LAPSES OF LIFE (A SHORT FILM PROGRAM FOR 16 FESTCURTAS BH)
By Roger Koza
The title of this section is a distorted loan from a great film by Alexander Balaguara, whose title is “Lapses of life of an object in the frame”. The Ukranian director’s film runs for almost two hours but, to some extent, secretly sums up the obstacle faced by any filmmaker working with what is defined as a short film: the time for each shot is marked by the short duration of the whole. Indeed, a short film is, by definition, a film whose essential limit is, prior to anything else, structural, since it is assumed that the total duration of its interior existence is restricted. To a maximum of 20, 30, even 40 minutes, even though the more orthodox festivals set the defining limit for a short film at half an hour.
The reasons that lead a filmmaker to work under this time restraint are unknown. In the beginning, as we all know, that happened due to an impediment in the technology itself, but since a few years back, the extension of a film is no longer a problem. So, why continue to encourage brevity? A thesis, an indication, a policy of this author: a film must run for as long as it needs to run.
For different reasons, I have been for many years a juror in an Argentinian national short film festival called Cortópolis (“Shortcity”). On four consecutive editions, they changed the other jurors but kept inviting me. Repetition is a theme that fascinates me, and because of that, I accepted the role time and again, because I knew that repetition makes us think on certain things and eventually build a few hypotheses. I was also a juror at a Latin American short film festival and, recently, I even accepted to judge a mobile phone short film festival. All of these experiences have led me, with no exception, time and again, to realize a permanent tension in films with short runtimes, namely: there is always a secret conflict between an order of advertising that, in its essence, feels obligated to produce an effect, and an order of film, that pressures and demands that the filmmaker refine, in a short time, an idea of cinema. Most of the time, short films are, formally, advertising in disguise. Not of merchandise, but of the syntax and and the way through which merchandise conquer their target: by becoming an object of consumption.
When we think that all of Artavazd Pelechian’s films are short films, excepting Nosso Século (Our Century), those who wish to make films with a brief runtime already know that anything is possible and that in a few minutes one can make the language of film go delirious, and elevate it to heights of expression never before imagined. There are no excuses: a 10-minute film can be as striking as any “brief” 4-hour film by Lav Diaz.

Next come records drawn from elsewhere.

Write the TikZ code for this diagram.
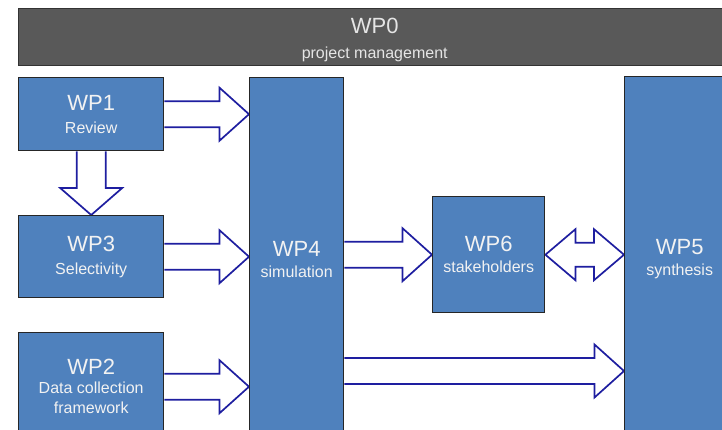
\documentclass[tikz,border=0pt]{standalone}
\usepackage{fontspec}
\setmainfont{Liberation Sans}
\usetikzlibrary{calc,backgrounds}
\definecolor{wpblue}{HTML}{4F81BD}
\definecolor{wpgray}{HTML}{595959}
\definecolor{arrblue}{RGB}{30,30,160}
\newcommand\wptitle{\fontsize{22}{24}\selectfont}
\newcommand\wpsub{\fontsize{16}{23}\selectfont}
% horizontal block arrow: #1 start, #2 end (same height)
\newcommand\myharrow[2]{%
  \filldraw[barrow] let \p1=(#1), \p2=(#2) in
    (\x1,\y1+13pt) -- (\x2-29.5pt,\y1+13pt) -- (\x2-29.5pt,\y1+26.5pt) -- (\x2,\y1)
    -- (\x2-29.5pt,\y1-26.5pt) -- (\x2-29.5pt,\y1-13pt) -- (\x1,\y1-13pt);}
\begin{document}
\begin{tikzpicture}[x=1pt,y=-1pt,
  wp/.style={draw=black!85, line width=1.4pt, fill=wpblue, text=white!95!black,
    align=center, inner sep=0pt, font=\wpsub, anchor=north west},
  barrow/.style={draw=arrblue, fill=white, line width=1.7pt, line join=miter}]
\useasboundingbox (0,0) rectangle (722,429);
% boxes
\node[wp, fill=wpgray, draw=black!80, minimum width=712, minimum height=57] (wp0) at (18,8) {};
\node[align=center, inner sep=0pt, text=white!90!black, font=\wpsub] (wp0t) at ($(wp0.center)+(0,3)$)
  {{\wptitle WP0}\\[2pt]project management};
\node[wp, minimum width=145, minimum height=73] (wp1) at (18,77) {{\wptitle WP1}\\Review};
\node[wp, minimum width=145, minimum height=82] (wp3) at (18,215) {{\wptitle WP3}\\Selectivity};
\node[wp, minimum width=145, minimum height=108] (wp2) at (18,332)
  {{\wptitle WP2}\\[-4pt]Data collection\\[-3pt]framework};
\node[wp, minimum width=94, minimum height=363] (wp4) at (249,77) {{\wptitle WP4}\\[-2pt]simulation};
\node[wp, minimum width=112, minimum height=116] (wp6) at (432,196) {{\wptitle WP6}\\[-2pt]stakeholders};
\node[wp, minimum width=110, minimum height=364] (wp5) at (624,76) {{\wptitle WP5}\\[-2pt]synthesis};
\coordinate (yb) at (0,371);
% arrows
\begin{scope}[on background layer]
  \fill[white] (0,0) rectangle (722,429);
  \myharrow{wp1.east}{wp4.west |- wp1.east}
  \myharrow{wp3.east}{wp4.west |- wp3.east}
  \myharrow{wp2.east}{wp4.west |- wp2.east}
  \myharrow{wp4.east |- wp6.west}{wp6.west}
  \myharrow{wp4.east |- yb}{wp5.west |- yb}
  % down arrow WP1 -> WP3
  \filldraw[barrow] let \p1=(wp1.south), \p2=(wp1.south |- wp3.north) in
    (\x1-14.5pt,\y1) -- (\x1-14.5pt,\y2+27pt) -- (\x1-31pt,\y2+27pt) -- (\x1,\y2)
    -- (\x1+31pt,\y2+27pt) -- (\x1+14.5pt,\y2+27pt) -- (\x1+14.5pt,\y1);
  % double arrow WP6 <-> WP5
  \filldraw[barrow] let \p1=(wp6.east), \p2=(wp5.west |- wp6.east) in
    (\x1,\y1) -- (\x1+30pt,\y1+25.5pt) -- (\x1+30pt,\y1+12pt) -- (\x2-30pt,\y1+12pt)
    -- (\x2-30pt,\y1+25.5pt) -- (\x2,\y1) -- (\x2-30pt,\y1-25.5pt) -- (\x2-30pt,\y1-12pt)
    -- (\x1+30pt,\y1-12pt) -- (\x1+30pt,\y1-25.5pt) -- cycle;
\end{scope}
\end{tikzpicture}
\end{document}
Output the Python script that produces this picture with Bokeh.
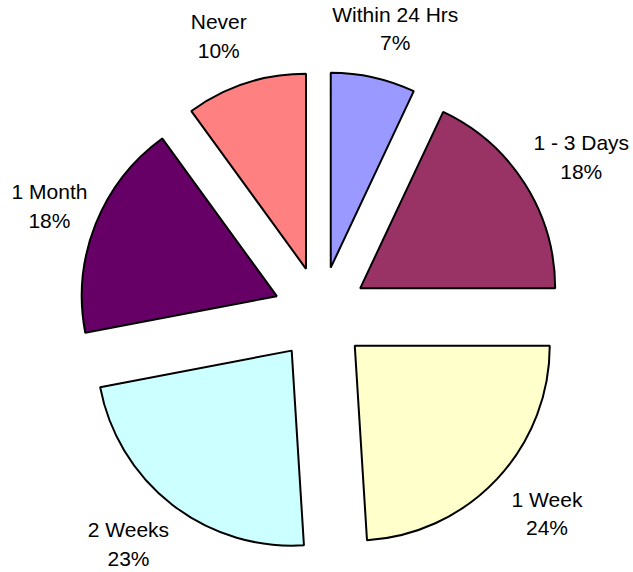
import math
from bokeh.plotting import figure
from bokeh.models import Range1d, ColumnDataSource
from bokeh.core.properties import value
from bokeh.embed import file_html
from bokeh.resources import INLINE

categories = ["Within 24 Hrs", "1 - 3 Days", "1 Week", "2 Weeks", "1 Month", "Never"]
percents = [7, 18, 24, 23, 18, 10]
colors = ["#9999FF", "#993366", "#FFFFCC", "#CCFFFF", "#660066", "#FF8080"]

W, H = 633, 572
# data coords: x = screen x, y = H - screen y
CX, CY = 320, H - 313
R = 195
EXPLODE = 47
LABEL_RX, LABEL_RY, LABEL_PAD = 297, 292, 10
FONT_PX = 21

p = figure(width=W, height=H, output_backend="svg", toolbar_location=None,
           x_range=Range1d(0, W), y_range=Range1d(0, H),
           min_border=0)
p.axis.visible = False
p.grid.visible = False
p.outline_line_color = None

total = sum(percents)
xs, ys, starts, ends, lx, ly, labels = [], [], [], [], [], [], []
cum = 0.0
for cat, pc in zip(categories, percents):
    a0 = cum / total * 2 * math.pi
    cum += pc
    a1 = cum / total * 2 * math.pi
    mid = (a0 + a1) / 2
    # clockwise from top -> direction in data coords
    dx, dy = math.sin(mid), math.cos(mid)
    xs.append(CX + EXPLODE * dx)
    ys.append(CY + EXPLODE * dy)
    starts.append(math.pi / 2 - a1)
    ends.append(math.pi / 2 - a0)
    tx = CX + LABEL_RX * dx + LABEL_PAD * (1 if dx >= 0 else -1)
    half_w = len(cat) * 0.53 * FONT_PX / 2
    tx = max(tx, 10 + half_w)
    lx.append(tx)
    ly.append(CY + LABEL_RY * dy)
    labels.append(f"{cat}\n{pc}%")

src = ColumnDataSource(dict(x=xs, y=ys, start=starts, end=ends, color=colors,
                            lx=lx, ly=ly, label=labels))
p.wedge(x="x", y="y", radius=R, start_angle="start", end_angle="end",
        direction="anticlock", fill_color="color", line_color="black",
        line_width=2, source=src)
p.text(x="lx", y="ly", text="label", source=src, text_align="center",
       text_baseline="middle", text_font=value("Liberation Sans"),
       text_font_size=f"{FONT_PX}px", text_color="black", text_line_height=1.24)

open("out.html", "w").write(file_html(p, INLINE))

All the films chosen are important for different reasons. In almost every instance, I could see that the director sought out something, sensed some kind of cinematic form and, in some cases, conceived and designed a meaningful idea of cinema. The themes chosen are different, even though I have attempted either clashes or thematic and aesthetic empathy among the films. Overall, I believe it’s possible to point out some issues in contemporary cinema as whole and Argentinean cinema in particular.
I suspect it won’t take long to find out that, among the films in the exhibition, there is one of German origins. De la necesidad de navegar los mares (Of the need to sail the seas) is a short film by Philipp Hartmann set in Bolivia and Argentina. I have decided to include this film for two reasons. On the one hand, Hartmann’s film belongs to a tradition of film: he takes up the spirit of adventure of Flaherty, Van der Keuken and Herzog. For all of them, to film is to travel, to move, to seek others. A camera not only captures a moment in order to reproduce it later; it is also an instrument that incites movement. It’s about searching for unknown images in distant lands. On the other hand, Hartmann’s gaze is that of a foreigner who observes a symbolic and physical space that Argentinean (and Bolivian) filmmakers might not be all that interested in shooting. For the few minutes when the action is set in Buenos Aires, the city seems different.
The works chosen are by celebrated, well-known, and also unknown filmmakers. Some films could be considered “professional”, and others, “amateur”. If I have chosen them paying no attention to diplomas and awards they might have received, it is because I feel that the worth of each and every one lies in the formal and thematic diversity that so well represents contemporary Argentinean cinema.
When appointing and restricting myself to one country’s filmmaking, I would like to clearly state my position as a programmer (and film critic): I have no interest in nationalism itself and its relationship to film, which does not imply denying the issues of identity that yes, may be seen in a specific region’s cinema. I clarify this point simply because cinephilia has always been an heterodox way of thinking about the world, as if cinema were an “additional” country (as Serge Daney liked to put it), dislocated away from linguistic and territorial sovereignty. That said, I believe most films are rooted in a specific context, and that is exactly why they are able to transcend their own territory in order to embody a universal interest.